When it comes to selling sushi, "Americans like to see a show," says the master, and he's happy to perform. That's not the case in Japan, where sushi chefs and their restaurants are more reserved, he says.
"You've been to Japan?" he once inquired as I sat before him, my appetite in his hands. "Don't I wish," I replied, before mentioning that I'd recently eaten at Masa in New York City, dropping a mortgage payment on dinner for two at the Japanese restaurant many consider the best in the U.S. With that, he shook his head, cocked a Mount Fuji, and offered up a stern look along with some local albacore belly. "For that kind of money," he said, "you could have flown to Tokyo for sushi."
Shiro-san barely spoke English when he flew from Tokyo to Seattle in 1966 after securing a job through a Japanese businessman who connected him with a Japan-born Seattle restaurateur. "The U.S. was the land of our desires in the 1960s," he writes. "It was free, wild and exciting, or at least that's how it seemed to a twenty-something man working six days a week, with no fixed salary and living in the back of a sushi restaurant."
Despite the seafood bounty swimming in our midst "almost no one ate raw fish" when he arrived here, Shiro recalls, including the Japanese patrons who frequented Tanaka Restaurant, his place of employ. "There was still a stigma to eating raw fish, as if it would make you keel over in pain after a bite or two."
It took time, and talent, to change that. Shiro had plenty of both. By 1972 he also had a wife and a restaurant, Nikko, on the outskirts of Chinatown.
"When I owned Nikko, more than 70 percent of my customers were Japanese," he told me once, recalling the heady days when "more than 200 Japanese companies had branches here." After Japan's financial bubble burst, that changed.
Shiro's book, written with help from publishers Bruce Rutledge and Yuko Enomoto of Seattle-based Chin Music Press, offers an honest retrospective of those times and all the rest, including the many highs as well as the inevitable lows.

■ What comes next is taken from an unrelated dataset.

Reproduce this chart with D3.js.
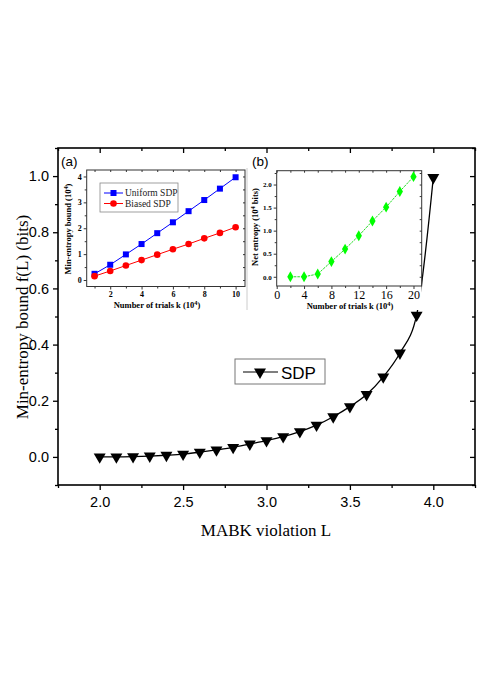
<!DOCTYPE html>
<html><head><meta charset="utf-8">
<script src="https://cdn.jsdelivr.net/npm/d3@7"></script>
<style>body{margin:0;background:#fff}svg{display:block}</style>
</head><body>
<script>
// ---- data ----
const mainL = [2.0,2.1,2.2,2.3,2.4,2.5,2.6,2.7,2.8,2.9,3.0,3.1,3.2,3.3,3.4,3.5,3.6,3.7,3.8,3.9,4.0];
const mainF = [0.000,0.000,0.001,0.003,0.006,0.010,0.017,0.025,0.034,0.046,0.058,0.072,0.090,0.113,0.143,0.179,0.222,0.285,0.370,0.505,0.995];
const mainXTicks = [2.0,2.5,3.0,3.5,4.0];
const mainYTicks = [0.0,0.2,0.4,0.6,0.8,1.0];

const trialsA = [1,2,3,4,5,6,7,8,9,10];
const uniformA = [0.24,0.59,0.99,1.39,1.81,2.23,2.66,3.09,3.53,3.97];
const biasedA = [0.15,0.35,0.56,0.77,0.98,1.19,1.39,1.61,1.82,2.04];
const aXTicks = [2,4,6,8,10];
const aYTicks = [0,1,2,3,4];

const trialsB = [2,4,6,8,10,12,14,16,18,20];
const netB = [0.0,0.0,0.06,0.33,0.60,0.89,1.21,1.51,1.85,2.17];
const bXTicks = [0,4,8,12,16,20];
const bYTicks = [0.0,0.5,1.0,1.5,2.0];

const W = 480, H = 679;
const svg = d3.select("body").append("svg").attr("width", W).attr("height", H);
svg.append("rect").attr("width", W).attr("height", H).attr("fill", "#fff");

const SANS = "'Liberation Sans', Arial, sans-serif";
const SERIF = "'Liberation Serif', 'Times New Roman', serif";

// ---- main chart ----
const x = d3.scaleLinear().domain([1.75, 4.25]).range([58, 475]);
const y = d3.scaleLinear().domain([-0.1, 1.1]).range([485, 148]);

const gMain = svg.append("g");
const xMinor = d3.range(1.75, 4.26, 0.25).filter(v => !mainXTicks.some(t => Math.abs(t - v) < 1e-6));
const yMinor = d3.range(-0.1, 1.11, 0.2).map(v => +v.toFixed(2));

function styleAxis(g, fs, font) {
  g.select(".domain").remove();
  g.selectAll("line").attr("stroke", "#000").attr("stroke-width", 1.3);
  g.selectAll("text").attr("font-family", font).attr("font-size", fs).attr("fill", "#000");
}
// bottom
gMain.append("g").attr("transform", `translate(0,${y.range()[0]})`)
  .call(d3.axisBottom(x).tickValues(mainXTicks).tickSize(5).tickPadding(7).tickFormat(d3.format(".1f")))
  .call(g => styleAxis(g, 14.5, SANS));
gMain.append("g").attr("transform", `translate(0,${y.range()[0]})`)
  .call(d3.axisBottom(x).tickValues(xMinor).tickSize(3).tickFormat(""))
  .call(g => styleAxis(g, 14, SANS));
// top (inward)
gMain.append("g").attr("transform", `translate(0,${y.range()[1]})`)
  .call(d3.axisBottom(x).tickValues(mainXTicks).tickSize(5).tickFormat(""))
  .call(g => styleAxis(g, 14, SANS));
gMain.append("g").attr("transform", `translate(0,${y.range()[1]})`)
  .call(d3.axisBottom(x).tickValues(xMinor).tickSize(3).tickFormat(""))
  .call(g => styleAxis(g, 14, SANS));
// left
gMain.append("g").attr("transform", `translate(${x.range()[0]},0)`)
  .call(d3.axisLeft(y).tickValues(mainYTicks).tickSize(5).tickPadding(4).tickFormat(d3.format(".1f")))
  .call(g => styleAxis(g, 14.5, SANS));
gMain.append("g").attr("transform", `translate(${x.range()[0]},0)`)
  .call(d3.axisLeft(y).tickValues(yMinor).tickSize(3).tickFormat(""))
  .call(g => styleAxis(g, 14, SANS));
// right (inward)
gMain.append("g").attr("transform", `translate(${x.range()[1]},0)`)
  .call(d3.axisLeft(y).tickValues(mainYTicks).tickSize(5).tickFormat(""))
  .call(g => styleAxis(g, 14, SANS));
gMain.append("g").attr("transform", `translate(${x.range()[1]},0)`)
  .call(d3.axisLeft(y).tickValues(yMinor).tickSize(3).tickFormat(""))
  .call(g => styleAxis(g, 14, SANS));

// data line
const mainData = mainL.map((l, i) => [l, mainF[i]]);
gMain.append("path").datum(mainData)
  .attr("fill", "none").attr("stroke", "#000").attr("stroke-width", 1.3)
  .attr("d", d3.line().x(d => x(d[0])).y(d => y(d[1])).curve(d3.curveMonotoneX));
const tri = d3.symbol().type(d3.symbolTriangle).size(62);
gMain.selectAll(".m").data(mainData).enter().append("path")
  .attr("d", tri).attr("fill", "#000")
  .attr("transform", d => `translate(${x(d[0])},${y(d[1])}) rotate(180)`);

// frame
gMain.append("rect").attr("x", x.range()[0]).attr("y", y.range()[1])
  .attr("width", x.range()[1] - x.range()[0]).attr("height", y.range()[0] - y.range()[1])
  .attr("fill", "none").attr("stroke", "#000").attr("stroke-width", 1.6);

// titles
svg.append("text").attr("x", 266).attr("y", 536).attr("text-anchor", "middle")
  .attr("font-family", SERIF).attr("font-size", 17).text("MABK violation L");
svg.append("text").attr("transform", "translate(28,317) rotate(-90)").attr("text-anchor", "middle")
  .attr("font-family", SERIF).attr("font-size", 17).text("Min-entropy bound f(L) (bits)");

// main legend
const lg = svg.append("g");
lg.append("rect").attr("x", 235).attr("y", 359).attr("width", 90).attr("height", 25)
  .attr("fill", "#fff").attr("stroke", "#777").attr("stroke-width", 1);
lg.append("line").attr("x1", 243).attr("x2", 278).attr("y1", 372).attr("y2", 372).attr("stroke", "#000").attr("stroke-width", 1.2);
lg.append("path").attr("d", tri).attr("fill", "#000").attr("transform", "translate(260,372) rotate(180)");
lg.append("text").attr("x", 281).attr("y", 379).attr("font-family", SANS).attr("font-size", 17).text("SDP");

// ---- inset backgrounds ----
svg.append("rect").attr("x", 60).attr("y", 166).attr("width", 186).attr("height", 146).attr("fill", "#fff");
svg.append("rect").attr("x", 247).attr("y", 166).attr("width", 174.5).attr("height", 144).attr("fill", "#fff");
svg.append("line").attr("x1", 247).attr("x2", 247).attr("y1", 168).attr("y2", 310).attr("stroke", "#ccc").attr("stroke-width", 1);

// panel labels
svg.append("text").attr("x", 61).attr("y", 166).attr("font-family", SANS).attr("font-size", 13.5).text("(a)");
svg.append("text").attr("x", 252).attr("y", 166).attr("font-family", SANS).attr("font-size", 13.5).text("(b)");

function supTitle(g, parts) {
  g.append("tspan").text(parts[0]);
  g.append("tspan").attr("dy", -3).attr("font-size", "75%").text(parts[1]);
  g.append("tspan").attr("dy", 3).text(parts[2]);
}

// ---- inset a ----
const xa = d3.scaleLinear().domain([0.5, 10.6]).range([86.7, 245]);
const ya = d3.scaleLinear().domain([-0.25, 4.25]).range([286.5, 170]);
const ga = svg.append("g");
const aXMinor = trialsA.filter(v => !aXTicks.includes(v));
const aYMinor = [0.5,1.5,2.5,3.5];
ga.append("g").attr("transform", `translate(0,${ya.range()[0]})`)
  .call(d3.axisBottom(xa).tickValues(aXTicks).tickSize(3).tickPadding(2).tickFormat(d3.format("d")))
  .call(g => styleAxis(g, 8, SERIF)).call(g => g.selectAll("text").attr("font-weight", "bold"))
  .call(g => g.selectAll("line").attr("stroke-width", 0.8));
ga.append("g").attr("transform", `translate(0,${ya.range()[0]})`)
  .call(d3.axisBottom(xa).tickValues(aXMinor).tickSize(2).tickFormat(""))
  .call(g => styleAxis(g, 8, SERIF)).call(g => g.selectAll("line").attr("stroke-width", 0.8));
ga.append("g").attr("transform", `translate(${xa.range()[0]},0)`)
  .call(d3.axisLeft(ya).tickValues(aYTicks).tickSize(3).tickPadding(2).tickFormat(d3.format("d")))
  .call(g => styleAxis(g, 8, SERIF)).call(g => g.selectAll("text").attr("font-weight", "bold"))
  .call(g => g.selectAll("line").attr("stroke-width", 0.8));
ga.append("g").attr("transform", `translate(${xa.range()[0]},0)`)
  .call(d3.axisLeft(ya).tickValues(aYMinor).tickSize(2).tickFormat(""))
  .call(g => styleAxis(g, 8, SERIF)).call(g => g.selectAll("line").attr("stroke-width", 0.8));
ga.append("g").attr("transform", `translate(${xa.range()[1]},0)`)
  .call(d3.axisLeft(ya).tickValues(aYTicks.concat(aYMinor)).tickSize(2).tickFormat(""))
  .call(g => styleAxis(g, 8, SERIF)).call(g => g.selectAll("line").attr("stroke-width", 0.8));
ga.append("g").attr("transform", `translate(0,${ya.range()[1]})`)
  .call(d3.axisBottom(xa).tickValues(trialsA).tickSize(2).tickFormat(""))
  .call(g => styleAxis(g, 8, SERIF)).call(g => g.selectAll("line").attr("stroke-width", 0.8));
ga.append("rect").attr("x", xa.range()[0]).attr("y", ya.range()[1])
  .attr("width", xa.range()[1] - xa.range()[0]).attr("height", ya.range()[0] - ya.range()[1])
  .attr("fill", "none").attr("stroke", "#333").attr("stroke-width", 1);

const lineA = d3.line().x(d => xa(d[0])).y(d => ya(d[1]));
const uData = trialsA.map((k, i) => [k, uniformA[i]]);
const bData = trialsA.map((k, i) => [k, biasedA[i]]);
ga.append("path").datum(uData).attr("fill", "none").attr("stroke", "#0000ff").attr("stroke-width", 1).attr("d", lineA);
ga.append("path").datum(bData).attr("fill", "none").attr("stroke", "#ff0000").attr("stroke-width", 1).attr("d", lineA);
ga.selectAll(".sq").data(uData).enter().append("rect")
  .attr("x", d => xa(d[0]) - 3).attr("y", d => ya(d[1]) - 3).attr("width", 6).attr("height", 6).attr("fill", "#0000ff");
ga.selectAll(".ci").data(bData).enter().append("circle")
  .attr("cx", d => xa(d[0])).attr("cy", d => ya(d[1])).attr("r", 3.3).attr("fill", "#ff0000");

// inset a legend
ga.append("rect").attr("x", 100).attr("y", 183).attr("width", 78).attr("height", 29)
  .attr("fill", "#fff").attr("stroke", "#888").attr("stroke-width", 0.8);
ga.append("line").attr("x1", 104).attr("x2", 123).attr("y1", 193).attr("y2", 193).attr("stroke", "#0000ff");
ga.append("rect").attr("x", 110.5).attr("y", 190).attr("width", 6).attr("height", 6).attr("fill", "#0000ff");
ga.append("text").attr("x", 125).attr("y", 196).attr("font-family", SERIF).attr("font-size", 9.5).attr("fill", "#222").text("Uniform SDP");
ga.append("line").attr("x1", 104).attr("x2", 123).attr("y1", 203.5).attr("y2", 203.5).attr("stroke", "#ff0000");
ga.append("circle").attr("cx", 113.5).attr("cy", 203.5).attr("r", 3.3).attr("fill", "#ff0000");
ga.append("text").attr("x", 125).attr("y", 206.5).attr("font-family", SERIF).attr("font-size", 9.5).attr("fill", "#222").text("Biased SDP");

const aXt = ga.append("text").attr("x", 157).attr("y", 308).attr("text-anchor", "middle")
  .attr("font-family", SERIF).attr("font-size", 8.5).attr("font-weight", "bold");
supTitle(aXt, ["Number of trials k (10", "4", ")"]);
const aYt = ga.append("text").attr("transform", "translate(71,229) rotate(-90)").attr("text-anchor", "middle")
  .attr("font-family", SERIF).attr("font-size", 8.5).attr("font-weight", "bold");
supTitle(aYt, ["Min-entropy bound (10", "4", ")"]);

// ---- inset b ----
const xb = d3.scaleLinear().domain([0, 21.2]).range([276.7, 421.7]);
const yb = d3.scaleLinear().domain([-0.2, 2.3]).range([286, 170.7]);
const gb = svg.append("g");
const bXMinor = [2,6,10,14,18];
const bYMinor = [0.25,0.75,1.25,1.75,2.25];
gb.append("g").attr("transform", `translate(0,${yb.range()[0]})`)
  .call(d3.axisBottom(xb).tickValues(bXTicks).tickSize(3).tickPadding(1).tickFormat(d3.format("d")))
  .call(g => styleAxis(g, 12, SERIF))
  .call(g => g.selectAll("line").attr("stroke-width", 0.8));
gb.append("g").attr("transform", `translate(0,${yb.range()[0]})`)
  .call(d3.axisBottom(xb).tickValues(bXMinor).tickSize(2).tickFormat(""))
  .call(g => styleAxis(g, 8, SERIF)).call(g => g.selectAll("line").attr("stroke-width", 0.8));
gb.append("g").attr("transform", `translate(${xb.range()[0]},0)`)
  .call(d3.axisLeft(yb).tickValues(bYTicks).tickSize(3).tickPadding(2).tickFormat(d3.format(".1f")))
  .call(g => styleAxis(g, 7, SERIF)).call(g => g.selectAll("text").attr("font-weight", "bold"))
  .call(g => g.selectAll("line").attr("stroke-width", 0.8));
gb.append("g").attr("transform", `translate(${xb.range()[0]},0)`)
  .call(d3.axisLeft(yb).tickValues(bYMinor).tickSize(2).tickFormat(""))
  .call(g => styleAxis(g, 8, SERIF)).call(g => g.selectAll("line").attr("stroke-width", 0.8));
gb.append("g").attr("transform", `translate(${xb.range()[1]},0)`)
  .call(d3.axisLeft(yb).tickValues(bYTicks.concat(bYMinor)).tickSize(2).tickFormat(""))
  .call(g => styleAxis(g, 8, SERIF)).call(g => g.selectAll("line").attr("stroke-width", 0.8));
gb.append("g").attr("transform", `translate(0,${yb.range()[1]})`)
  .call(d3.axisBottom(xb).tickValues(bXTicks.concat(bXMinor)).tickSize(2).tickFormat(""))
  .call(g => styleAxis(g, 8, SERIF)).call(g => g.selectAll("line").attr("stroke-width", 0.8));
gb.append("rect").attr("x", xb.range()[0]).attr("y", yb.range()[1])
  .attr("width", xb.range()[1] - xb.range()[0]).attr("height", yb.range()[0] - yb.range()[1])
  .attr("fill", "none").attr("stroke", "#333").attr("stroke-width", 1);

const nData = trialsB.map((k, i) => [k, netB[i]]);
gb.append("path").datum(nData).attr("fill", "none").attr("stroke", "#22dd22").attr("stroke-width", 1)
  .attr("stroke-dasharray", "2.5,1")
  .attr("d", d3.line().x(d => xb(d[0])).y(d => yb(d[1])));
const dia = d3.symbol().type(d3.symbolDiamond).size(34);
gb.selectAll(".dm").data(nData).enter().append("path")
  .attr("d", dia).attr("fill", "#00ff00")
  .attr("transform", d => `translate(${xb(d[0])},${yb(d[1])})`);

const bXt = gb.append("text").attr("x", 350).attr("y", 309).attr("text-anchor", "middle")
  .attr("font-family", SERIF).attr("font-size", 8.5).attr("font-weight", "bold");
supTitle(bXt, ["Number of trials k (10", "4", ")"]);
const bYt = gb.append("text").attr("transform", "translate(258,227) rotate(-90)").attr("text-anchor", "middle")
  .attr("font-family", SERIF).attr("font-size", 8.5).attr("font-weight", "bold");
supTitle(bYt, ["Net entropy (10", "4", " bits)"]);
</script>
</body></html>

He sold the Nikko restaurant name and his professional services 20 years ago to the Westin Hotel, a rocky marriage that lasted a year, drove him into temporary retirement and led to a lengthy overseas adventure that found him back in Seattle where, in 1994, he opened Shiro's.
These days, 95 percent of his customers are American.
Introducing them to new tastes is one of Shiro's greatest joys. (Golf, karaoke and soaking in his hot tub at home on Mercer Island are others.)
"It's people who have never eaten sushi that I find most exciting," Shiro says. When he sees them coming back for a second time, he knows he's done his job right. Children are most welcome at his sushi bar. "They're my future customers." What's more, "They're honest. Their tongue is very sharp, so if they don't like something, they don't eat it."
Though he's a traditionalist, most of his patrons are not. "They sit down and say 'Give me a spicy tuna roll or a California roll.' " Ever the businessman, he does. Sushi novices may get a lesson from the master ("Don't dip the rice in the soy sauce, dip the fish"), and despite what he says about who comes to his place, customers from around the globe seek him out — a point proven recently when the German couple seated next to me later ceded their spot to Australians.
While Shiro's has been quietly sold to a local sushi-restaurant investment group, that has left its namesake more time to do what he does best: shop for fish, mentor young chefs and perform thrice weekly for his devotees.
Retirement? "I haven't thought about it," he writes, taking a page from his own mentor's book: At 85, Jiro Ono continues to ply his craft in Tokyo.
Nancy Leson is The Seattle Times food writer.